▽
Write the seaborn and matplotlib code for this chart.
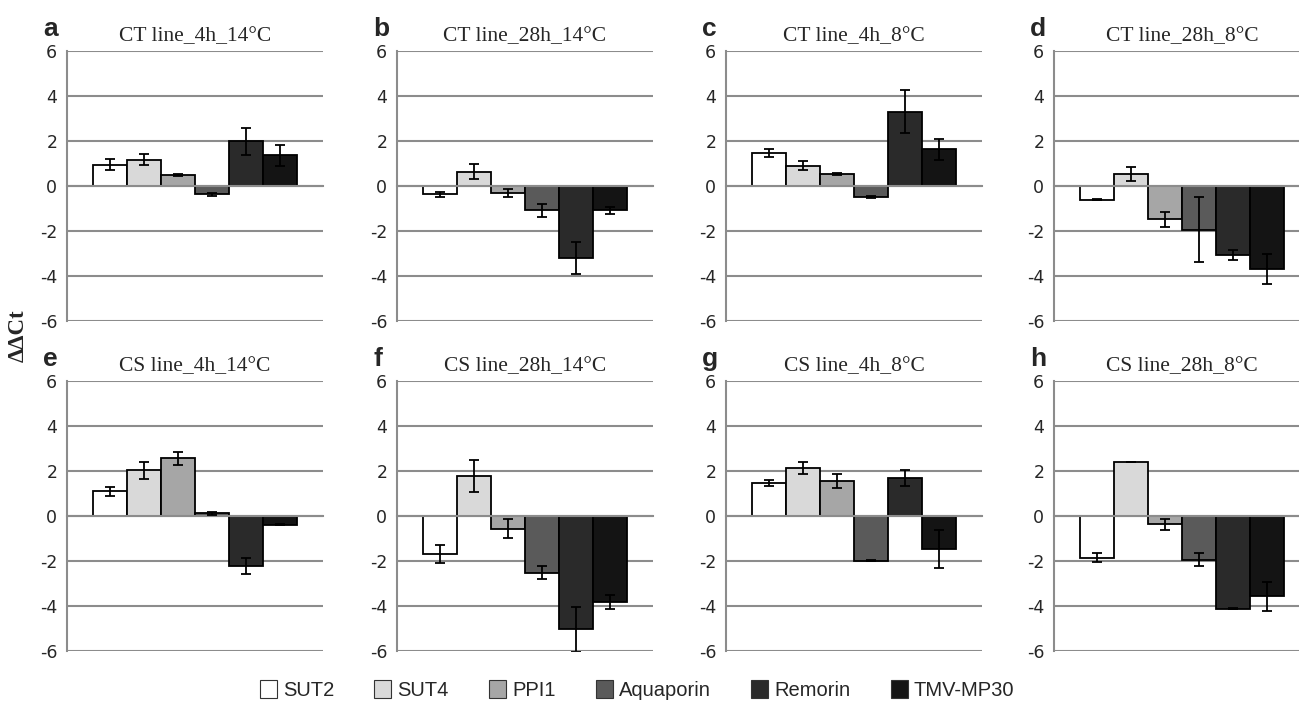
import numpy as np
import pandas as pd
import matplotlib
matplotlib.use("Agg")
import matplotlib.pyplot as plt
import seaborn as sns

# genes and colours
genes = ["SUT2", "SUT4", "PPI1", "Aquaporin", "Remorin", "TMV-MP30"]
gene_colors = ["#ffffff", "#d9d9d9", "#a6a6a6", "#5a5a5a", "#2a2a2a", "#141414"]

panel_letters = ["a", "b", "c", "d", "e", "f", "g", "h"]
panel_titles = ["CT line_4h_14°C", "CT line_28h_14°C", "CT line_4h_8°C", "CT line_28h_8°C",
                "CS line_4h_14°C", "CS line_28h_14°C", "CS line_4h_8°C", "CS line_28h_8°C"]

# ddCt means per panel (order of genes)
mean_a = [0.94, 1.17, 0.49, -0.37, 1.98, 1.37]
mean_b = [-0.37, 0.64, -0.33, -1.08, -3.20, -1.08]
mean_c = [1.45, 0.90, 0.52, -0.48, 3.30, 1.63]
mean_d = [-0.60, 0.54, -1.48, -1.94, -3.07, -3.68]
mean_e = [1.11, 2.04, 2.57, 0.13, -2.23, -0.39]
mean_f = [-1.70, 1.78, -0.56, -2.52, -5.04, -3.83]
mean_g = [1.47, 2.15, 1.55, -1.98, 1.69, -1.47]
mean_h = [-1.86, 2.40, -0.37, -1.95, -4.12, -3.57]

# error bars
err_a = [0.24, 0.25, 0.03, 0.07, 0.62, 0.46]
err_b = [0.11, 0.33, 0.18, 0.30, 0.71, 0.16]
err_c = [0.18, 0.20, 0.05, 0.04, 0.96, 0.46]
err_d = [0.04, 0.30, 0.34, 1.43, 0.22, 0.66]
err_e = [0.20, 0.38, 0.29, 0.07, 0.36, 0.02]
err_f = [0.40, 0.71, 0.42, 0.29, 1.00, 0.31]
err_g = [0.15, 0.27, 0.32, 0.02, 0.36, 0.85]
err_h = [0.20, 0.02, 0.23, 0.29, 0.01, 0.64]

means = [mean_a, mean_b, mean_c, mean_d, mean_e, mean_f, mean_g, mean_h]
errs = [err_a, err_b, err_c, err_d, err_e, err_f, err_g, err_h]

yticks = [-6, -4, -2, 0, 2, 4, 6]

sns.set_style("white")
plt.rcParams["font.family"] = ["DejaVu Sans"]

W, H = 1299, 706
fig = plt.figure(figsize=(W / 100, H / 100), dpi=100)

col_left = [67, 397, 726, 1054]
row_top = [51, 381]
ax_w, ax_h = 256, 270
grid_col = "#8c8c8c"

for i in range(8):
    r, c = divmod(i, 4)
    left, top = col_left[c], row_top[r]
    ax = fig.add_axes([left / W, 1 - (top + ax_h) / H, ax_w / W, ax_h / H])

    df = pd.DataFrame({"grp": [""] * 6, "gene": genes, "ddct": means[i]})
    sns.barplot(data=df, x="grp", y="ddct", hue="gene", hue_order=genes,
                palette=gene_colors, edgecolor="black", linewidth=1.3,
                width=0.8, gap=0, errorbar=None, legend=False, ax=ax)

    for cont, m, e in zip(ax.containers, means[i], errs[i]):
        bar = cont[0]
        xc = bar.get_x() + bar.get_width() / 2
        ax.errorbar(xc, m, yerr=e, fmt="none", ecolor="black",
                    elinewidth=1.3, capsize=3.5, capthick=1.3, zorder=5)

    ax.set_xlim(-0.5, 0.5)
    ax.set_ylim(-6, 6)
    ax.set_yticks(yticks)
    ax.set_yticklabels([str(t) for t in yticks], fontsize=12.5)
    ax.set_xticks([-0.5, 0.5])
    ax.set_xticklabels(["", ""])
    ax.tick_params(axis="x", direction="out", length=5, color=grid_col, width=1.5)
    ax.tick_params(axis="y", direction="out", length=5, color=grid_col, width=1.5, pad=2)
    ax.set_xlabel("")
    ax.set_ylabel("")
    ax.grid(axis="y", color=grid_col, linewidth=1.5, zorder=0)
    ax.set_axisbelow(True)
    for s in ["top", "right"]:
        ax.spines[s].set_visible(False)
    ax.spines["left"].set_color(grid_col)
    ax.spines["left"].set_linewidth(1.5)
    ax.spines["bottom"].set_position(("data", 0))
    ax.spines["bottom"].set_color(grid_col)
    ax.spines["bottom"].set_linewidth(1.5)

    ax.set_title(panel_titles[i], fontsize=15.5, family="Liberation Serif", pad=7)
    fig.text((left - 24) / W, 1 - (top - 22) / H, panel_letters[i],
             fontsize=19, fontweight="bold", family="Liberation Sans",
             ha="left", va="center")

fig.text(18 / W, 1 - 336 / H, "ΔΔCt", rotation=90, fontsize=16.5,
         fontweight="bold", family="Liberation Serif", ha="center", va="center")

handles = [plt.Rectangle((0, 0), 1, 1, facecolor=col, edgecolor="#333333", linewidth=0.8)
           for col in gene_colors]
fig.legend(handles, genes, loc="center", bbox_to_anchor=(637 / W, 1 - 690 / H),
           ncol=6, frameon=False, handlelength=0.85, handleheight=0.95,
           handletextpad=0.3, columnspacing=2.0,
           prop={"family": "Liberation Sans", "size": 14.5})

fig.savefig("out.png", dpi=100)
△
• What the task asks: Omit pictures; set down the rest of the material word for word.

• Output below:
Write the seaborn and matplotlib code for this chart.
import numpy as np
import pandas as pd
import matplotlib
matplotlib.use("Agg")
import matplotlib.pyplot as plt
import seaborn as sns

# genes and colours
genes = ["SUT2", "SUT4", "PPI1", "Aquaporin", "Remorin", "TMV-MP30"]
gene_colors = ["#ffffff", "#d9d9d9", "#a6a6a6", "#5a5a5a", "#2a2a2a", "#141414"]

panel_letters = ["a", "b", "c", "d", "e", "f", "g", "h"]
panel_titles = ["CT line_4h_14°C", "CT line_28h_14°C", "CT line_4h_8°C", "CT line_28h_8°C",
                "CS line_4h_14°C", "CS line_28h_14°C", "CS line_4h_8°C", "CS line_28h_8°C"]

# ddCt means per panel (order of genes)
mean_a = [0.94, 1.17, 0.49, -0.37, 1.98, 1.37]
mean_b = [-0.37, 0.64, -0.33, -1.08, -3.20, -1.08]
mean_c = [1.45, 0.90, 0.52, -0.48, 3.30, 1.63]
mean_d = [-0.60, 0.54, -1.48, -1.94, -3.07, -3.68]
mean_e = [1.11, 2.04, 2.57, 0.13, -2.23, -0.39]
mean_f = [-1.70, 1.78, -0.56, -2.52, -5.04, -3.83]
mean_g = [1.47, 2.15, 1.55, -1.98, 1.69, -1.47]
mean_h = [-1.86, 2.40, -0.37, -1.95, -4.12, -3.57]

# error bars
err_a = [0.24, 0.25, 0.03, 0.07, 0.62, 0.46]
err_b = [0.11, 0.33, 0.18, 0.30, 0.71, 0.16]
err_c = [0.18, 0.20, 0.05, 0.04, 0.96, 0.46]
err_d = [0.04, 0.30, 0.34, 1.43, 0.22, 0.66]
err_e = [0.20, 0.38, 0.29, 0.07, 0.36, 0.02]
err_f = [0.40, 0.71, 0.42, 0.29, 1.00, 0.31]
err_g = [0.15, 0.27, 0.32, 0.02, 0.36, 0.85]
err_h = [0.20, 0.02, 0.23, 0.29, 0.01, 0.64]

means = [mean_a, mean_b, mean_c, mean_d, mean_e, mean_f, mean_g, mean_h]
errs = [err_a, err_b, err_c, err_d, err_e, err_f, err_g, err_h]

yticks = [-6, -4, -2, 0, 2, 4, 6]

sns.set_style("white")
plt.rcParams["font.family"] = ["DejaVu Sans"]

W, H = 1299, 706
fig = plt.figure(figsize=(W / 100, H / 100), dpi=100)

col_left = [67, 397, 726, 1054]
row_top = [51, 381]
ax_w, ax_h = 256, 270
grid_col = "#8c8c8c"

for i in range(8):
    r, c = divmod(i, 4)
    left, top = col_left[c], row_top[r]
    ax = fig.add_axes([left / W, 1 - (top + ax_h) / H, ax_w / W, ax_h / H])

    df = pd.DataFrame({"grp": [""] * 6, "gene": genes, "ddct": means[i]})
    sns.barplot(data=df, x="grp", y="ddct", hue="gene", hue_order=genes,
                palette=gene_colors, edgecolor="black", linewidth=1.3,
                width=0.8, gap=0, errorbar=None, legend=False, ax=ax)

    for cont, m, e in zip(ax.containers, means[i], errs[i]):
        bar = cont[0]
        xc = bar.get_x() + bar.get_width() / 2
        ax.errorbar(xc, m, yerr=e, fmt="none", ecolor="black",
                    elinewidth=1.3, capsize=3.5, capthick=1.3, zorder=5)

    ax.set_xlim(-0.5, 0.5)
    ax.set_ylim(-6, 6)
    ax.set_yticks(yticks)
    ax.set_yticklabels([str(t) for t in yticks], fontsize=12.5)
    ax.set_xticks([-0.5, 0.5])
    ax.set_xticklabels(["", ""])
    ax.tick_params(axis="x", direction="out", length=5, color=grid_col, width=1.5)
    ax.tick_params(axis="y", direction="out", length=5, color=grid_col, width=1.5, pad=2)
    ax.set_xlabel("")
    ax.set_ylabel("")
    ax.grid(axis="y", color=grid_col, linewidth=1.5, zorder=0)
    ax.set_axisbelow(True)
    for s in ["top", "right"]:
        ax.spines[s].set_visible(False)
    ax.spines["left"].set_color(grid_col)
    ax.spines["left"].set_linewidth(1.5)
    ax.spines["bottom"].set_position(("data", 0))
    ax.spines["bottom"].set_color(grid_col)
    ax.spines["bottom"].set_linewidth(1.5)

    ax.set_title(panel_titles[i], fontsize=15.5, family="Liberation Serif", pad=7)
    fig.text((left - 24) / W, 1 - (top - 22) / H, panel_letters[i],
             fontsize=19, fontweight="bold", family="Liberation Sans",
             ha="left", va="center")

fig.text(18 / W, 1 - 336 / H, "ΔΔCt", rotation=90, fontsize=16.5,
         fontweight="bold", family="Liberation Serif", ha="center", va="center")

handles = [plt.Rectangle((0, 0), 1, 1, facecolor=col, edgecolor="#333333", linewidth=0.8)
           for col in gene_colors]
fig.legend(handles, genes, loc="center", bbox_to_anchor=(637 / W, 1 - 690 / H),
           ncol=6, frameon=False, handlelength=0.85, handleheight=0.95,
           handletextpad=0.3, columnspacing=2.0,
           prop={"family": "Liberation Sans", "size": 14.5})

fig.savefig("out.png", dpi=100)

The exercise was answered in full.